Twitter has released a new mobile app, but it isn’t for the average Twitter user. Rather, the new Fabric mobile app is a tool for mobile developers to keep track of the stability of their apps from their smartphones, the company announced Tuesday.
The move is part of Twitter CEO Jack Dorsey’s turnaround plan that involves re-envigorating the developer community in hopes they'll build apps on Twitter. Twitter stock has been trading under its IPO price from November 2013 and hit record lows of $15 earlier this year.
The new app allows developers who use Twitter’s software development kit called Fabric to see how their app is behaving in real time. If there is a critical issue such as a crash, the app will send the developer a push notification with information on how to resolve it, such as number of affected users and breakdown of devices. The app also has a notes feature so that multiple developers can communicate within the system.
Prior to the app, developers would only be able to identify and address crashes from their laptops or desktop computers. With the Fabric app, “even before you pull up your laptop, you know where to look for a bug, who on your team to reach out to and how it could affect your metrics,” Twitter Product Manager Meekal Bajaj wrote in a blog post about the update.
Twitter touted that more than 250,000 mobile app developers use Fabric and its other services Crashlytics and Answers. Several popular apps rely on Twitter’s services, including dating app Tinder and fitness app RunKeeper.
RunKeeper was involved in the beta test of the Fabric app. “When I leave the office, I know that I can count on Fabric to send nudges when something critical happens to our app's stability. Because of that, our team will get tons of time back, and can truly deliver on the best customer experience for our users, no matter where we are,” Mike Oliver, RunKeeper’s vice president of product engineering, said in a statement.
Twitter isn’t the only company offering such a service. In fact, last week, Yahoo released a similar app for its developers who use Flurry, the company announced at its mobile developers conference in San Francisco.
On the contrast, Facebook recently decided to take its hand out of the business of providing mobile development tools.

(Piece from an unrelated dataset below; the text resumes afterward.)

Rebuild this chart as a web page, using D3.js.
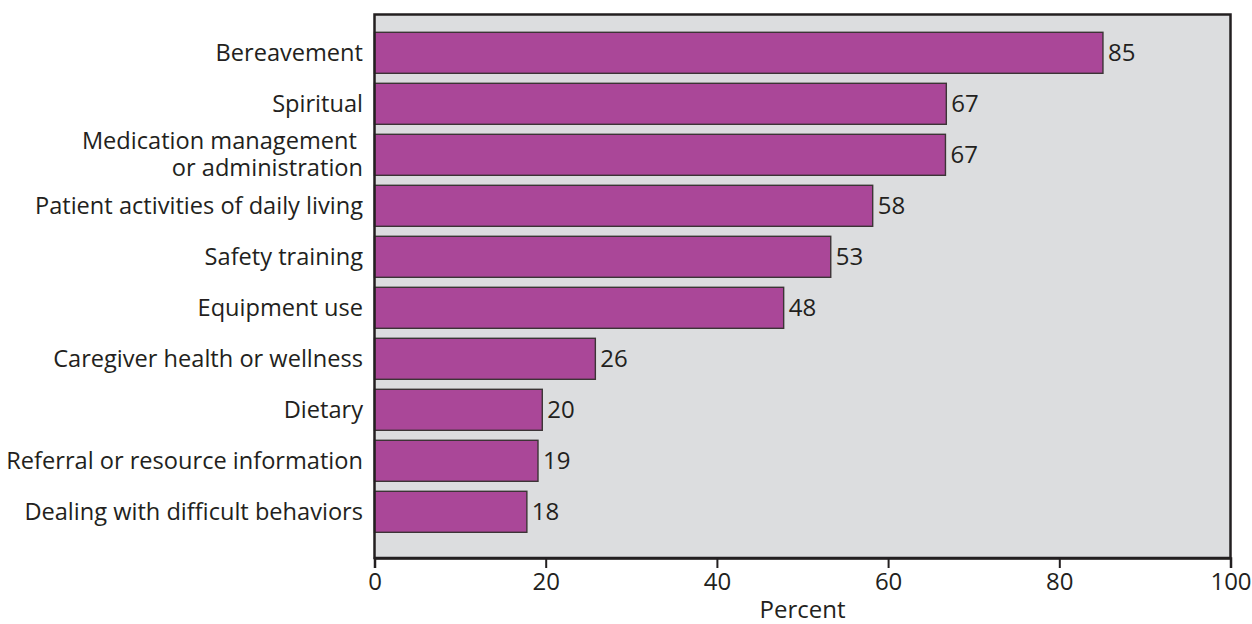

Facebook announced it would be closing down Parse, a company it acquired for $85 million in 2013, last month. "We're proud that we've been able to help so many of you build great mobile apps, but we need to focus our resources elsewhere," Kevin Lacker, co-founder of Parse, wrote in a blog post.
But Twitter's Dorsey says he is confident in his company’s ability to support developers. “We believe there's huge strategic value in building a platform for developers that helps us grow our reach,” Dorsey wrote in his letter to shareholders for the fourth-quarter of 2015 report. “We believe that these sites and apps are incredibly important amplifiers that show the huge reach and importance of Tweets.”